### Task requirements:
Report the count of lines below in which the string "this" occurs; include nothing else.

(Dataset entries)
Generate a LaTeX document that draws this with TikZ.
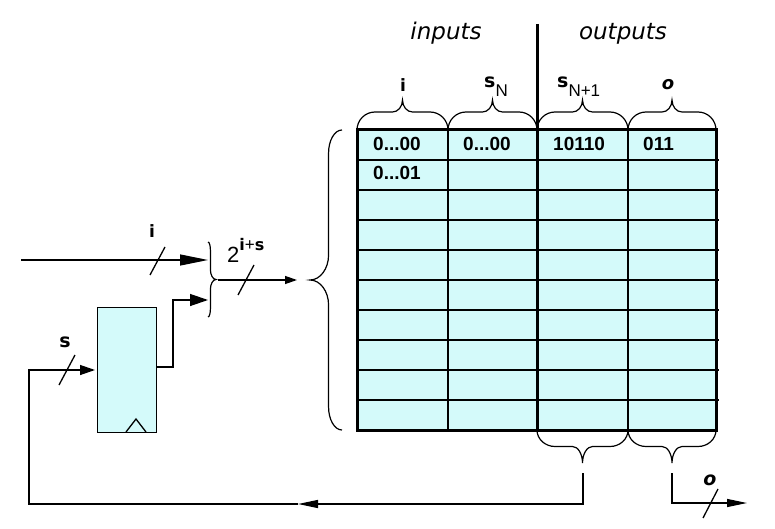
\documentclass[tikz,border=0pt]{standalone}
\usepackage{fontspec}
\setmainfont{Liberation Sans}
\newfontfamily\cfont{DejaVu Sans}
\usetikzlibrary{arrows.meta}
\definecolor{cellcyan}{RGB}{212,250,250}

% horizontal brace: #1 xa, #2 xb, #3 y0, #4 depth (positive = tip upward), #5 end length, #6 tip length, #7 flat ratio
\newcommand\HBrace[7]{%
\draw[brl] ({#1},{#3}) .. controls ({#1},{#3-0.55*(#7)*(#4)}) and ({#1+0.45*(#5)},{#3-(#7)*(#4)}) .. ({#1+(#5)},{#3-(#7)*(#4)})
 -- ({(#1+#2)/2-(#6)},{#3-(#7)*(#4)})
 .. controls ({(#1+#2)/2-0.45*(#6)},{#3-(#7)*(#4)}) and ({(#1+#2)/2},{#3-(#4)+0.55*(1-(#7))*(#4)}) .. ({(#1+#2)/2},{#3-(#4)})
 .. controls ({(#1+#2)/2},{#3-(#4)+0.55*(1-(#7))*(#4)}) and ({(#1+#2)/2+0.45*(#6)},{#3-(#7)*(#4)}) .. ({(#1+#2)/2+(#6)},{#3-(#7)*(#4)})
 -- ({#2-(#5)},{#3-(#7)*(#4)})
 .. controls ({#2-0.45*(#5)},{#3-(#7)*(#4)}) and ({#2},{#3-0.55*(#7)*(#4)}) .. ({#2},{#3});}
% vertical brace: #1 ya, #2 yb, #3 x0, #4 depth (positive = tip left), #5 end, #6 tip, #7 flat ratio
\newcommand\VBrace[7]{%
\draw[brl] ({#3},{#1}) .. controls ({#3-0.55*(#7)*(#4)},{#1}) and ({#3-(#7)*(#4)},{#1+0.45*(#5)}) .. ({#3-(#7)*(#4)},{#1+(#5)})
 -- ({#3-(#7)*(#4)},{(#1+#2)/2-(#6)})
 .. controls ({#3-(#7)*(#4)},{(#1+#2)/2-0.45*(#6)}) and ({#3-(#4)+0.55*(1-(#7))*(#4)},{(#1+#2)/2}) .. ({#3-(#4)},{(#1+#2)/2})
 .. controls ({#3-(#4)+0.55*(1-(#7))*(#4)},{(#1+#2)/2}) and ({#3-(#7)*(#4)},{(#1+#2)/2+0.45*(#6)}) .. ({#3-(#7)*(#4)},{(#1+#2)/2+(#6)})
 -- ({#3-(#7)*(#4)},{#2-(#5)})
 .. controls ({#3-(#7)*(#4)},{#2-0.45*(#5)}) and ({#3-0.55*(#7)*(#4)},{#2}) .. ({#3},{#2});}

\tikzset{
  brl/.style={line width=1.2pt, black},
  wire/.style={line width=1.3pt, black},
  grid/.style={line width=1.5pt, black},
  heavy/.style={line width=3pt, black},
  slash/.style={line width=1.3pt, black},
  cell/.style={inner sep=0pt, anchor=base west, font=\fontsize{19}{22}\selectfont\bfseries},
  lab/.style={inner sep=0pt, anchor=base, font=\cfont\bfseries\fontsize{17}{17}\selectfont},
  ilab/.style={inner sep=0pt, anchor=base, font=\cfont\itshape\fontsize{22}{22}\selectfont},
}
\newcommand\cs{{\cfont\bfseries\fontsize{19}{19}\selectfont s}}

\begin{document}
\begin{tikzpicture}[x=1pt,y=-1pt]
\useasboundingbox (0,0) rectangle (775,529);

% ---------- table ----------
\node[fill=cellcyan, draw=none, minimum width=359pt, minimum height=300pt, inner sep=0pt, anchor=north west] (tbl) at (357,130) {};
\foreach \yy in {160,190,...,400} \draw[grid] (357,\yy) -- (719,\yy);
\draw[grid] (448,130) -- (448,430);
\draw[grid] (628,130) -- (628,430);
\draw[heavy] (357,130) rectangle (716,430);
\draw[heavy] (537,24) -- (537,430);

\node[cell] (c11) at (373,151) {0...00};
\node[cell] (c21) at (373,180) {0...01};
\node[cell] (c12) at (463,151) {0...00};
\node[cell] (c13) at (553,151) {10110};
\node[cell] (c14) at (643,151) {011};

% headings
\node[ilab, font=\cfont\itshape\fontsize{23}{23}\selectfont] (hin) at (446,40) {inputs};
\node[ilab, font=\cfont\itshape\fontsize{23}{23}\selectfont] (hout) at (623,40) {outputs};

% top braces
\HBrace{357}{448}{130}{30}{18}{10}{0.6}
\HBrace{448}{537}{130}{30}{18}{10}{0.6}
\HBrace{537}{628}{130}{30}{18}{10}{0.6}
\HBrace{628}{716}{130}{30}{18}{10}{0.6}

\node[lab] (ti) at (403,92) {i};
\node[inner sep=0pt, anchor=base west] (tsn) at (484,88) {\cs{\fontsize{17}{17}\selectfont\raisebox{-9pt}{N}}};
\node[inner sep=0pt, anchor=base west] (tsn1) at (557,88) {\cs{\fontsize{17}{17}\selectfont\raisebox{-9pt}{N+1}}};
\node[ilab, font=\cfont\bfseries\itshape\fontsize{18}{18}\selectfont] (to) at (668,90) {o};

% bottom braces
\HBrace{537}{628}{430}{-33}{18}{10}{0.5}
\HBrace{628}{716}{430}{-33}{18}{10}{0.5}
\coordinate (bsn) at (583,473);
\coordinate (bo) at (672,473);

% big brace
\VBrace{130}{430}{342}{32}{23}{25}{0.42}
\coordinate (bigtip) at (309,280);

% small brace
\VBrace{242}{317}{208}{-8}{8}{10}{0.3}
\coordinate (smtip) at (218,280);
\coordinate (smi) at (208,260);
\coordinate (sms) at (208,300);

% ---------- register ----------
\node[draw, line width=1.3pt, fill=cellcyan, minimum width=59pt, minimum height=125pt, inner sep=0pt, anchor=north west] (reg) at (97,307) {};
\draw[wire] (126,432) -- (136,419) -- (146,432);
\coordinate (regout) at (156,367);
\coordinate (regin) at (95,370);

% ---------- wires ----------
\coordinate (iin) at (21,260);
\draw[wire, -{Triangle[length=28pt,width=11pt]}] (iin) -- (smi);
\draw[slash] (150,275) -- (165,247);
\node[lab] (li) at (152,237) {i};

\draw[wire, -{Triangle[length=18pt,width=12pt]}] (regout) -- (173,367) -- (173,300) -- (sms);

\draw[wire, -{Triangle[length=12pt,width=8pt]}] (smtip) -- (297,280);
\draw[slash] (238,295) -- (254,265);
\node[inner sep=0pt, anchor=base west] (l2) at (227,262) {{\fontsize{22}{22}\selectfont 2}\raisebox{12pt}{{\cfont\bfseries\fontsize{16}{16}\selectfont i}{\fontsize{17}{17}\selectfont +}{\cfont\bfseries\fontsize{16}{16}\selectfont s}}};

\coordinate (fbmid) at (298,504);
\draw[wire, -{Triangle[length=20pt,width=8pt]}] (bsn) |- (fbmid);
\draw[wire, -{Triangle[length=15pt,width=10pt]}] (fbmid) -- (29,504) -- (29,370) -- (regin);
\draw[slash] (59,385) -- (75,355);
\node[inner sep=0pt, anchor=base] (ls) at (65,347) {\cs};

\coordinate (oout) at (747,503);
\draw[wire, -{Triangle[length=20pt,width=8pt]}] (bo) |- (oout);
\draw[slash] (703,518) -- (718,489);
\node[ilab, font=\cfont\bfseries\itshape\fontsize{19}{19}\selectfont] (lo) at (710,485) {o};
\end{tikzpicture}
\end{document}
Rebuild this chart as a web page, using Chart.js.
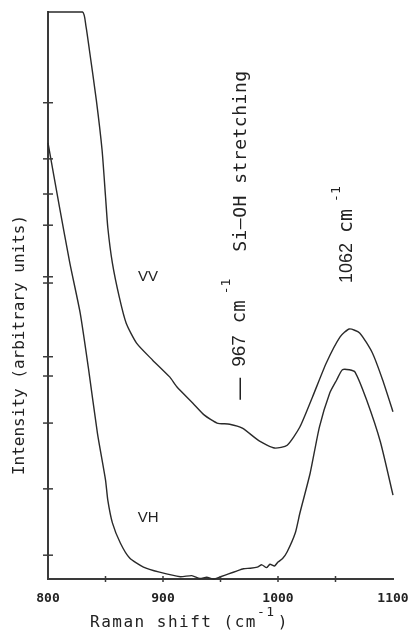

### Correct answer:
2